夫の恋愛に新たな動きが
ずっと怪しんでいたに違いない。夫が『子ども』というワードを出した時から。
否定しても否定しても、毎回のように探るようなことを言われていたらしい。
それで夫は少し疲れていた。
まあ、自業自得と言えばそうなんだけど。
上手くいって欲しい私としては、こんなことで終わられたら困ると思った。
「いっそのこと本当に独身になったら?」
とでも言おうとしたが、止めた。
だって機嫌が悪かったんだもの。
順調な時には分かりやすく機嫌も上々で、雲行きが怪しくなってきたら途端に態度が悪くなった。
大人なら、自分の機嫌くらい自分で取って欲しい。
でも、夫にはそれができない。
周りが気を使ってくれるのが当たり前で、自分は整えられた環境で過ごすだけ。
そういう人が誰かに好かれようと思ったら相当無理をするしかない。
もっとも、夫は外面を取り繕うのが上手かったので、周りからの評判はすこぶる良かった。
万が一怒っている場面を見られたとしても、
「あの人が怒るくらいだから、相手がよほど悪いことをしたのだろう」
という感じになった。
あの時も、ゲーミング女子の前ではにこやかに対応し、通話を切った後にイライラしていたようだ。
それが分かっていたので、私も極力接触を避けた。
どうせ八つ当たりされるに決まってる。
私には何をしても良いと思ってるんだから。
イライラのはけ口にされないように気を付けていたら、その役目はお義母さんになっていた。
お義父さんの方が夫と居る時間は長かったんだけど。
同じように気の強いところがあるので反論されるのを嫌ったのかもしれない。
お義母さんの場合、言われっ放しで打たれ弱いという私との共通点があった。
そうやってイライラを解消しながらもゲーミング女子とのやり取りを続けた夫。
相手は繰り返し『独り身だよ』という夫の話を確かめたくて、ある行動に出た。
それは、
「一度家に行ってみたい」
という提案だった。
ゲーミング女子とも疎遠に・・・
ゲーミング女子からの提案に悩んだ夫。
最終的にどうしたのかと言うと、友だちの家を借りた(笑)
一人暮らしの友人の家で待ち合わせをして話をして。
その間、家主である友人は外に出ていてくれたらしい。
夫が住んでいる場所ということにしたのかどうか。
そのあたりのことは確認できなかった。
その後も押しかけてきたらどうするのかと思ったが、どうやら会ってみたら急速に興味が失われたようだ。

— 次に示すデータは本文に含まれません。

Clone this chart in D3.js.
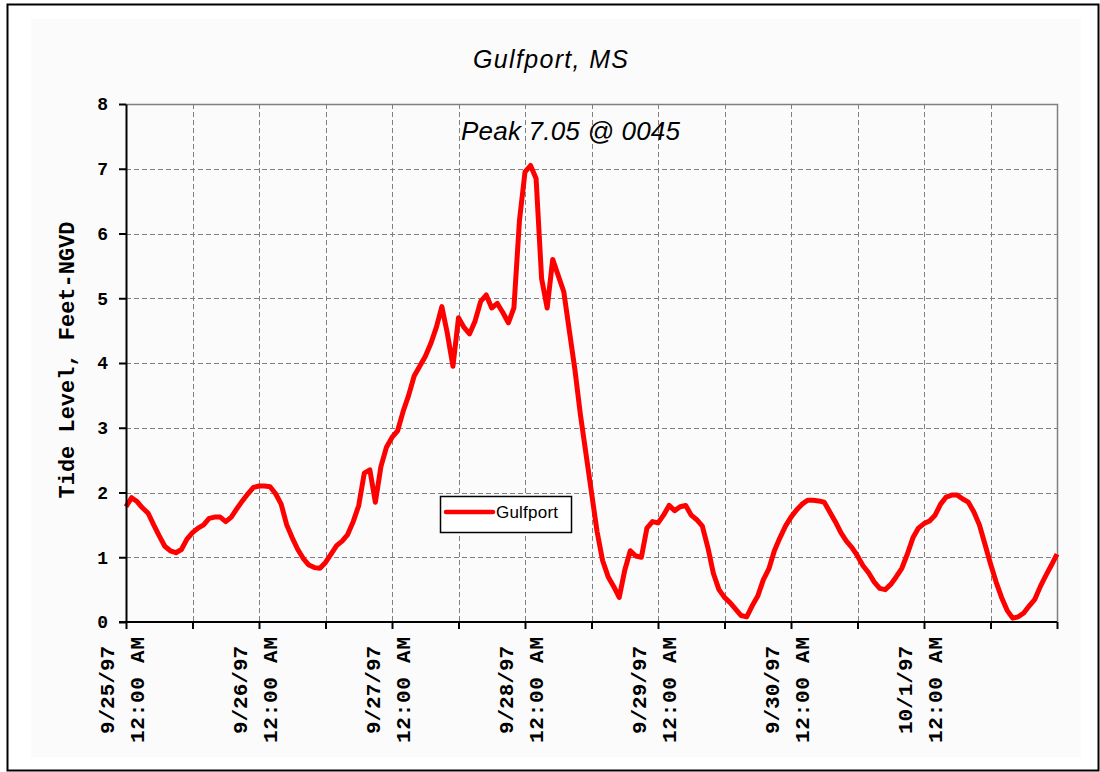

やがて一緒にゲームをする頻度も減り、いつの間にかゲーム自体からも遠ざかった。
その後、夫の口癖は
「俺も趣味を持たなきゃな―」
になった。
『そんなことを考える前にきちんと仕事をしてくれ』と内心思っていた。
でも、あの女性のお陰で上手く発散できたのか仕事も何やかやと続けていた。
このまま続けてくれれば、もしかしたら養育費をもらうという未来も見えてくるかも・・・。
そんな期待をしつつ、自分の仕事をがんばった。
どのみちシングルマザーになるのだ。
自分で頑張るしかない。
『子どもを守らなきゃ。頑張って育てなきゃ』という決意が私を強くしてくれた。